Hungering For Less

By Catherine McNulty

March 16, 2016 4 min read

"A house is just a place to keep your stuff while you go out and get more stuff." -- George Carlin

Clutter has become a national obsession: How to define it, how to organize it, and how to get rid of it. We've been a nation of spectators in the war on clutter, gleefully binging on "Hoarders: Buried Alive" and then shopping at The Container Store while reassuring ourselves that our stuff wasn't quite that bad. If everything fits into color-coordinated plastic bins, then there isn't a problem, right? Then 2015 happened.

2015 saw the publication of Marie Kondo's "The Life-Changing Magic of Tidying Up" and Peter Walsh's "Lose the Clutter, Lose the Weight." The lines have been drawn: 2016 is the year we all get rid of our clutter. But can cutting out the clutter also lead to a smaller clothing size?

Anecdotally, it comes up again and again -- a clean, well-organized house leads to a miraculous weight loss. Marie Kondo mentions it in passing in her book and it's the thesis of Peter Walsh's book. In a 2008 article in The New York Times, "A Clutter Too Deep for Mere Bins and Shelves," Tara Parker-Pope interviews Dr. Pamela Peeke who recalls having a patient whose entire garage was crammed solidly full of stuff. After the woman cleaned out her home, she lost 50 pounds. Is there a medical link between too much stuff and being overweight?

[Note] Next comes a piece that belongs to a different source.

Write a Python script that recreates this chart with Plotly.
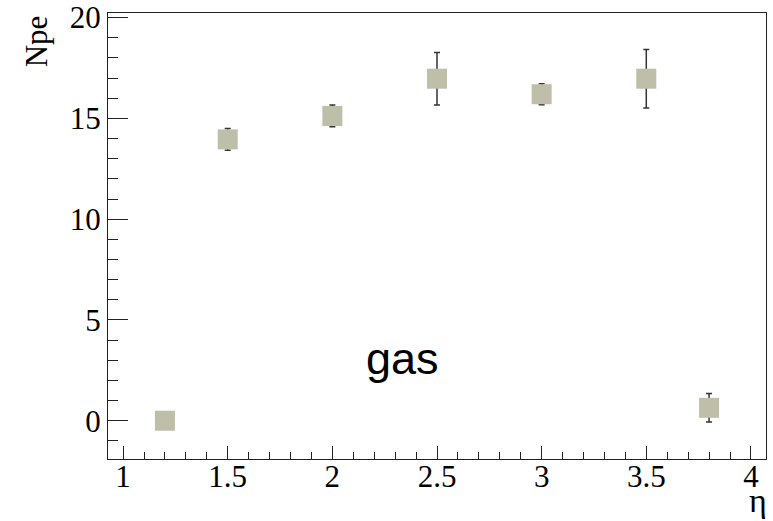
import plotly.graph_objects as go

eta = [1.2, 1.5, 2.0, 2.5, 3.0, 3.5, 3.8]
npe = [0.0, 13.96, 15.12, 16.97, 16.2, 16.97, 0.64]
npe_err = [0.0, 0.54, 0.54, 1.3, 0.52, 1.45, 0.71]

x_ticks = [1, 1.5, 2, 2.5, 3, 3.5, 4]
x_ticklabels = ["1", "1.5", "2", "2.5", "3", "3.5", "4"]
y_ticks = [0, 5, 10, 15, 20]
y_ticklabels = ["0", "5", "10", "15", "20"]

serif = "Liberation Serif, Times New Roman, serif"
sans = "Liberation Sans, Arial, sans-serif"

fig = go.Figure()
fig.add_trace(go.Scatter(
    x=eta, y=npe, mode="markers",
    marker=dict(symbol="square", size=20, color="rgb(191,191,169)", line=dict(width=0)),
    error_y=dict(type="data", array=npe_err, visible=True, color="#333333", thickness=1.5, width=3),
    showlegend=False,
))

axis_common = dict(
    showline=True, linecolor="#222222", linewidth=1, mirror=True,
    ticks="inside", tickcolor="#222222", tickwidth=1,
    showgrid=False, zeroline=False, automargin=False,
    tickfont=dict(family=serif, size=31, color="black"),
)

fig.update_xaxes(
    range=[0.928, 4.072], tickvals=x_ticks, ticktext=x_ticklabels, ticklen=13,
    ticklabelstandoff=-10,
    minor=dict(dtick=0.1, tick0=0, ticks="inside", ticklen=7, tickcolor="#222222", tickwidth=1),
    **axis_common,
)
fig.update_yaxes(
    range=[-1.9, 20.23], tickvals=y_ticks, ticktext=y_ticklabels, ticklen=20,
    minor=dict(dtick=1, tick0=0, ticks="inside", ticklen=10, tickcolor="#222222", tickwidth=1),
    **axis_common,
)

fig.add_annotation(
    text="Npe", textangle=-90, xref="paper", yref="paper",
    x=-0.109, y=1.0, xanchor="center", yanchor="top", showarrow=False,
    font=dict(family=serif, size=31, color="black"),
)
fig.add_annotation(
    text="η", xref="paper", yref="paper",
    x=1.004, y=-0.139, xanchor="right", yanchor="bottom", showarrow=False,
    font=dict(family=serif, size=34, color="black"),
)
fig.add_annotation(
    text="gas", xref="x", yref="y",
    x=2.336, y=3.1, xanchor="center", yanchor="middle", showarrow=False,
    font=dict(family=sans, size=45, color="black"),
)

fig.update_layout(
    width=773, height=521,
    margin=dict(l=108, r=7, t=13, b=62),
    paper_bgcolor="white", plot_bgcolor="white",
)

fig.write_html("out.html")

Nothing has been proven definitively. But having too much stuff has been linked to stress. According to Psychology Today, clutter overstimulates our minds and "makes it more difficult to relax, physically and mentally." It also "creates feelings of guilt and embarrassment." Guilt because you want to be better organized and embarrassment because no one wants to show off a messy house.

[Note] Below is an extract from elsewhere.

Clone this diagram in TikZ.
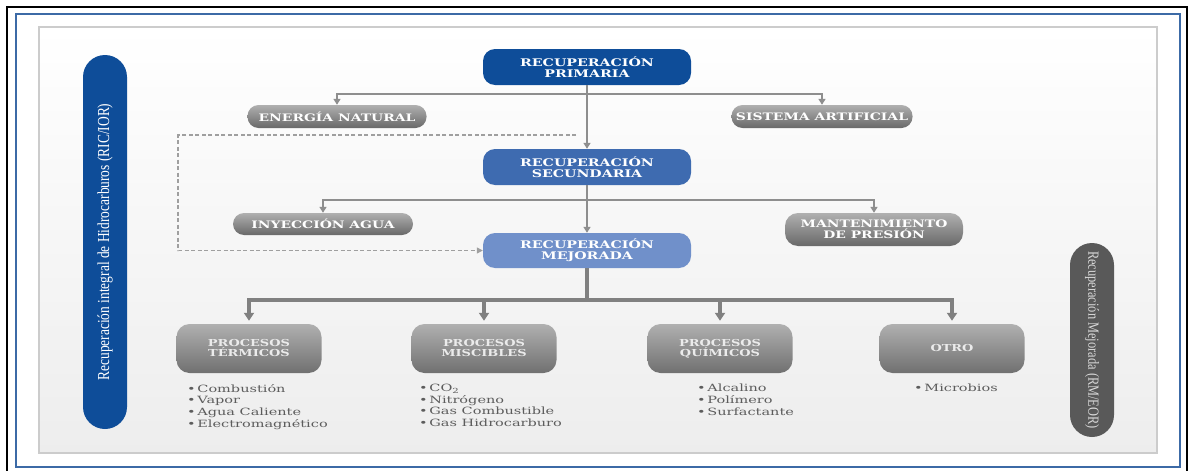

All of that can add up to stressing you out, and overeating is a common way to deal with stress. Also, if your kitchen is a mess and your pantry disheveled, you're probably not preparing home-cooked nutritionally sound meals. As Peeke notes in Tara Parker-Pope's article, "if you can't find your sneakers, you aren't taking a walk." So what can you do to battle the clutter and the bulge?

One thing both Marie Kondo and Peter Walsh want you to do is envision the life you want in the space you have. Is it a sanctuary that relaxes you instantly? A place where friends and family can gather and you're never embarrassed about the mess? Or is it tidy space where you have everything you need and you know just where to find it? Whatever it is, know that it is within your power to transform whatever space you have into whatever space you want.

George Carlin is both entirely right and entirely wrong. He's right because we've been looking at the situation backward -- thinking, "What do I need for my home?" But your home isn't supposed to be a home for stuff; it's a home for you. It isn't about what your home needs, but rather what you need for the life you want. All too often mindless consumption jumps from buying to eating. Start consciously making decisions in one area of your life and it will affect other areas of your life.

Which is all fine and good theoretically, but what about practically?

Paring down is hard. Getting rid of stuff you've grown accustomed to is hard. Wanting to keep things because you might need them someday is an easy trap to fall into. It's also time consuming. And hard. Did I mention how hard it is? Unfortunately there isn't a one-size-fits-all form of organization and decluttering.

So what do you do? Whatever vision you have for your life, and the supporting role of your stuff, is up to you to bring about. That's both the good and bad news. No one is ever going to force you to recycle your old magazines, sort your mail and make your bed everyday. But if you long for empty countertops and hospital corners, then it's time to get down and dirty and make some choices.